Unfortunately, in the meantime, alot of innocent sick people would probably die. That's the downside. But until the revolution comes, there probably isn't a better way to fix it. Raising our taxes to the absurd level it would take to socialize medicine certainly is not the answer.

This is why socialism does not work. I may not be a have-not, but I'm certainly not a "have," either. Getting sick and dying slowly in America is an expensive proposition, and if I spend my youth and middle age working hard to pay for someone else to receive medical care, who's going to take care of me when I reach infirmity? Certainly not the ladies in front of me at the supermarket trying to justify to a tired, glassy-eyed cashier the legitimacy of buying name-brand junk food with government-assistance funds.

Explain to me again why I should give up money I worked hard for with no guarantee that I will ever see the benefits of this action? Shall enjoy the warm-fuzzy I get from helping my fellow man in my grave?

Blogger Ian McGibboney said...

Ronald Reagan used to complain about people buying oranges with food stamps and then using the change to buy vodka. That sufficiently irked the American public until someone pointed out that change from food stamps is limited to 99 cents. Oops.

The reason people - regardless of income - buy junk food is because it's cheap and filling. Healthy, organic food is not cheap. That by itself is a huge part of the problem. If healthy food was cheaper than junk food, and we as a society valued fitness over endless TV-watching, then health costs could spiral without government interference.

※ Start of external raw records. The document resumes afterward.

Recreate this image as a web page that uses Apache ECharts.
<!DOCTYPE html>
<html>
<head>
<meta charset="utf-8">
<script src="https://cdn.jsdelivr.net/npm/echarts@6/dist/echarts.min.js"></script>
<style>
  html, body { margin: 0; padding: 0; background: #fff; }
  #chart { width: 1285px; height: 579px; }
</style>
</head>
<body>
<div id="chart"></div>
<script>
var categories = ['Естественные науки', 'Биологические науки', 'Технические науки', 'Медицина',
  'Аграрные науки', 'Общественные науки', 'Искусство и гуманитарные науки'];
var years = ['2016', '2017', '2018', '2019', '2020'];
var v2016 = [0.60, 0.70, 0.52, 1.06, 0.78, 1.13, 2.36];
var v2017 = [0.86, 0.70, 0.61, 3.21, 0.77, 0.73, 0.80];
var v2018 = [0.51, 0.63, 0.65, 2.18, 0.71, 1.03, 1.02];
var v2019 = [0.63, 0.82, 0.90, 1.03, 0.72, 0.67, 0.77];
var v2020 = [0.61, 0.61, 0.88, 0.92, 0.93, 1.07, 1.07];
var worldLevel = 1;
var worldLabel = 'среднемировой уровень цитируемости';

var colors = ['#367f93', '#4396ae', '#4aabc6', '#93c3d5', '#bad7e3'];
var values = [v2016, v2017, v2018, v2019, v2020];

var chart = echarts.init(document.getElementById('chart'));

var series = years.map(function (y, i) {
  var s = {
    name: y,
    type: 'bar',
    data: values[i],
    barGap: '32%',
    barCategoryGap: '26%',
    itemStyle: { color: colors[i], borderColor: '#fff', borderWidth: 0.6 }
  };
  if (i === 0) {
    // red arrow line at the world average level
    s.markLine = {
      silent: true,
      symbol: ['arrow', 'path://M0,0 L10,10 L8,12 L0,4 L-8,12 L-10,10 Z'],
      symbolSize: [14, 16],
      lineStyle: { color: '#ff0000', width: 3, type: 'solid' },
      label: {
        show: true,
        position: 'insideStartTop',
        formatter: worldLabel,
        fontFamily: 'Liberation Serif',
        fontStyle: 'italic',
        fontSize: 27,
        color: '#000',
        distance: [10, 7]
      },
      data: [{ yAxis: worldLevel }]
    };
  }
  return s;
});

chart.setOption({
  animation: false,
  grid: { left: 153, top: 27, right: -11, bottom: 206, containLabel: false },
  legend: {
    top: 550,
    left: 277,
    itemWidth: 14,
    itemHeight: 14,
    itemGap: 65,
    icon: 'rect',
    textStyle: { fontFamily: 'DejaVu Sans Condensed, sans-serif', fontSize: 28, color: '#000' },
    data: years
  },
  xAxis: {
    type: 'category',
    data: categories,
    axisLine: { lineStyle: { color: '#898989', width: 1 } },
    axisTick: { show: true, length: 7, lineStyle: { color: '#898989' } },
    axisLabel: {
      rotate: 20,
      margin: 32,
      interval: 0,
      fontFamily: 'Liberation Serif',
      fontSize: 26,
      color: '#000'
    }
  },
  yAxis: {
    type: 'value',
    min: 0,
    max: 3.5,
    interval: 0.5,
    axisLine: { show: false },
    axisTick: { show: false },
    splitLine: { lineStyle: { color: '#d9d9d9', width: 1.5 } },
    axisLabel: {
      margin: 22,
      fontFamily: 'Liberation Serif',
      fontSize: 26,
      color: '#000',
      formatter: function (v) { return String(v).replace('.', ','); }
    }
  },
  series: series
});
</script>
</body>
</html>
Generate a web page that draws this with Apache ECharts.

But no. The magic free market has dictated that the worst foods are the cheapest; that pills, not exercise, are the answer to weight loss; and that insurance clobbers the working poor.

And to answer your last question, Joe: the reason you should pay it forward to others is because others have done the same for you. Even the most rugged individualist benefits from government services in some form or fashion. If you need justification to help your fellow man, then higher taxes are the least of your problems.

Personally, I'd rather pay taxes to help others in need than to give even one penny to Bush's horrific misadventure in Iraq. Talk about a money/blood pit!